Only the lines from the start of the data below through the line that contains "const gridColor = '#b5b5b5';" are to be copied, exactly and without pictures.

* **RECORDED DATA**
-=-=-=-=-
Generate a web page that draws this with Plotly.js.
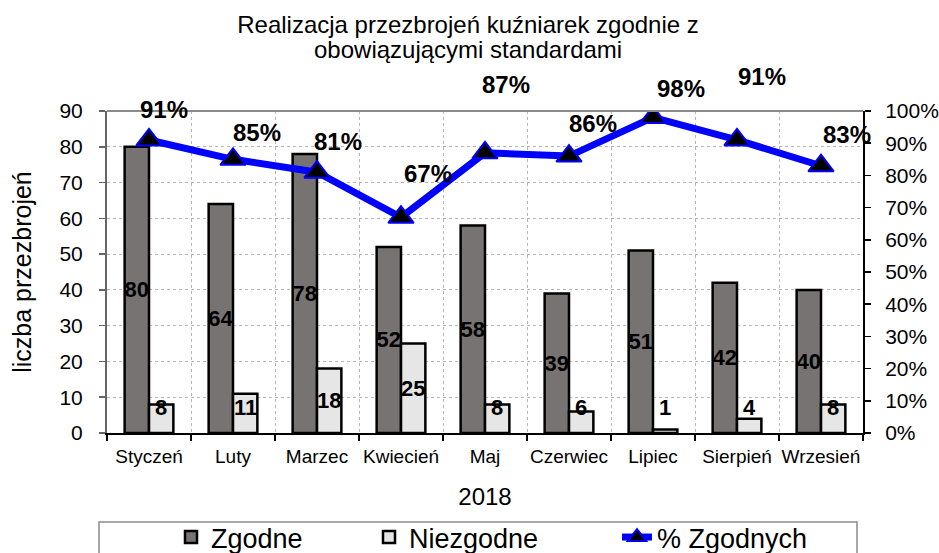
<!DOCTYPE html>
<html>
<head>
<meta charset="utf-8">
<script src="https://cdn.plot.ly/plotly-3.0.1.min.js"></script>
<style>html,body{margin:0;padding:0;background:#fff}#chart{width:939px;height:553px}</style>
</head>
<body>
<div id="chart"></div>
<script>
// ---- data ----
const months = ['Styczeń','Luty','Marzec','Kwiecień','Maj','Czerwiec','Lipiec','Sierpień','Wrzesień'];
const zgodne = [80, 64, 78, 52, 58, 39, 51, 42, 40];
const niezgodne = [8, 11, 18, 25, 8, 6, 1, 4, 8];
const pctZgodnych = [0.91, 0.85, 0.81, 0.67, 0.87, 0.86, 0.98, 0.91, 0.83];
const seriesNames = ['Zgodne', 'Niezgodne', '% Zgodnych'];
const titleLines = ['Realizacja przezbrojeń kuźniarek zgodnie z', 'obowiązującymi standardami'];
const xTitle = '2018';
const yTitle = 'liczba przezbrojeń';

// ---- styling ----
const FONT = 'Liberation Sans, Arial, Helvetica, sans-serif';
const pctLift = [30, 27, 31, 44, 68, 33, 29, 63, 31]; // label offsets (px) as placed in the original
const pctShift = [15, 24, 21, 27, 21, 24, 28, 25, 26];
const legendWidths = [81, 131, 189];
const gridColor = '#b5b5b5';

const traces = [
  {
    type: 'bar', name: seriesNames[0], x: months, y: zgodne,
    marker: {color: '#787373', line: {color: '#000', width: 2.5}},
    text: zgodne.map(String), textposition: 'inside', insidetextanchor: 'middle',
    textangle: 0, constraintext: 'none',
    insidetextfont: {family: FONT, size: 22, color: '#000', weight: 'bold'},
    legendwidth: legendWidths[0],
    hoverinfo: 'skip'
  },
  {
    type: 'bar', name: seriesNames[1], x: months, y: niezgodne,
    marker: {color: '#e6e6e6', line: {color: '#000', width: 2.5}},
    legendwidth: legendWidths[1],
    hoverinfo: 'skip'
  },
  {
    type: 'scatter', mode: 'lines+markers', name: seriesNames[2], x: months, y: pctZgodnych,
    yaxis: 'y2',
    line: {color: '#0000ff', width: 7},
    marker: {symbol: 'triangle-up', size: 22, color: '#000', line: {color: '#0000ff', width: 2}},
    legendwidth: legendWidths[2],
    hoverinfo: 'skip'
  }
];

const annotations = [];
niezgodne.forEach((v, i) => {
  annotations.push({
    x: months[i], y: Math.max(v / 2, 7), xref: 'x', yref: 'y',
    xshift: 12, text: String(v), showarrow: false,
    font: {family: FONT, size: 22, color: '#000', weight: 'bold'}
  });
});
pctZgodnych.forEach((p, i) => {
  annotations.push({
    x: months[i], y: p, xref: 'x', yref: 'y2',
    xshift: pctShift[i], yshift: pctLift[i], text: Math.round(p * 100) + '%', showarrow: false,
    font: {family: FONT, size: 24, color: '#000', weight: 'bold'}
  });
});
annotations.push({
  text: titleLines[1], xref: 'paper', yref: 'paper',
  x: (468 - 107) / 756, y: (433 - 50) / 322, xanchor: 'center', yanchor: 'middle',
  showarrow: false, font: {family: FONT, size: 24, color: '#000'}
});

const layout = {
  width: 939, height: 553,
  margin: {l: 107, r: 76, t: 111, b: 120},
  paper_bgcolor: '#fff', plot_bgcolor: '#fff',
  font: {family: FONT, color: '#000'},
  title: {
    text: titleLines[0], font: {family: FONT, size: 24, color: '#000'},
    xref: 'container', x: 468 / 939, xanchor: 'center',
    yref: 'container', y: 1 - 16 / 553, yanchor: 'top'
  },
  barmode: 'group', bargap: 0.42, bargroupgap: 0,
  showlegend: true,
  legend: {
    orientation: 'h', xref: 'container', x: 99 / 939, xanchor: 'left',
    yref: 'container', y: 1 - 513 / 553, yanchor: 'top',
    font: {family: FONT, size: 27, color: '#000'},
    borderwidth: 0, bgcolor: 'rgba(0,0,0,0)',
    indentation: 72, traceorder: 'normal'
  },
  xaxis: {
    type: 'category', tickson: 'boundaries', tickangle: 0, range: [-0.5, 8.5],
    showgrid: true, gridcolor: gridColor, griddash: 'dot', gridwidth: 1,
    showline: true, linecolor: '#000', linewidth: 2,
    ticks: 'outside', ticklen: 6, tickcolor: '#000', tickwidth: 1.5,
    ticklabelstandoff: 5,
    tickfont: {family: FONT, size: 19, color: '#000'},
    title: {text: xTitle, font: {family: FONT, size: 24, color: '#000'}, standoff: 22},
    automargin: false,
    fixedrange: true
  },
  yaxis: {
    range: [0, 90], dtick: 10, tick0: 0,
    showgrid: true, gridcolor: gridColor, griddash: 'dot', gridwidth: 1,
    zeroline: false, showline: true, linecolor: '#666', linewidth: 2,
    ticks: 'outside', ticklen: 6, tickcolor: '#666', tickwidth: 1.5,
    ticklabelstandoff: 12,
    tickfont: {family: FONT, size: 21, color: '#000'},
    title: {text: yTitle, font: {family: FONT, size: 25, color: '#000'}, standoff: 21},
    automargin: false,
    fixedrange: true
  },
  yaxis2: {
    overlaying: 'y', side: 'right', range: [0, 1], dtick: 0.1, tick0: 0,
    tickformat: '.0%', showgrid: false, zeroline: false,
    showline: true, linecolor: '#000', linewidth: 2,
    ticks: 'outside', ticklen: 6, tickcolor: '#000', tickwidth: 1.5,
    ticklabelstandoff: 10,
    tickfont: {family: FONT, size: 21, color: '#000'},
    automargin: false,
    fixedrange: true
  },
  shapes: [
    {type: 'line', xref: 'paper', yref: 'paper', x0: 0, x1: 1, y0: 1, y1: 1,
     line: {color: '#8c8c8c', width: 2}},
    {type: 'rect', xref: 'paper', yref: 'paper',
     x0: (99 - 107) / 756, x1: (857 - 107) / 756,
     y0: (433 - 522) / 322, y1: (433 - 575) / 322,
     line: {color: '#8a8a8a', width: 1.5}, fillcolor: 'rgba(0,0,0,0)', layer: 'above'}
  ],
  annotations: annotations
};

Plotly.newPlot('chart', traces, layout, {displayModeBar: false, staticPlot: true});
</script>
</body>
</html>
-=-=-=-=-
* **ANSWER TO THIS TASK**
Generate a web page that draws this with Plotly.js.
<!DOCTYPE html>
<html>
<head>
<meta charset="utf-8">
<script src="https://cdn.plot.ly/plotly-3.0.1.min.js"></script>
<style>html,body{margin:0;padding:0;background:#fff}#chart{width:939px;height:553px}</style>
</head>
<body>
<div id="chart"></div>
<script>
// ---- data ----
const months = ['Styczeń','Luty','Marzec','Kwiecień','Maj','Czerwiec','Lipiec','Sierpień','Wrzesień'];
const zgodne = [80, 64, 78, 52, 58, 39, 51, 42, 40];
const niezgodne = [8, 11, 18, 25, 8, 6, 1, 4, 8];
const pctZgodnych = [0.91, 0.85, 0.81, 0.67, 0.87, 0.86, 0.98, 0.91, 0.83];
const seriesNames = ['Zgodne', 'Niezgodne', '% Zgodnych'];
const titleLines = ['Realizacja przezbrojeń kuźniarek zgodnie z', 'obowiązującymi standardami'];
const xTitle = '2018';
const yTitle = 'liczba przezbrojeń';

// ---- styling ----
const FONT = 'Liberation Sans, Arial, Helvetica, sans-serif';
const pctLift = [30, 27, 31, 44, 68, 33, 29, 63, 31]; // label offsets (px) as placed in the original
const pctShift = [15, 24, 21, 27, 21, 24, 28, 25, 26];
const legendWidths = [81, 131, 189];
const gridColor = '#b5b5b5';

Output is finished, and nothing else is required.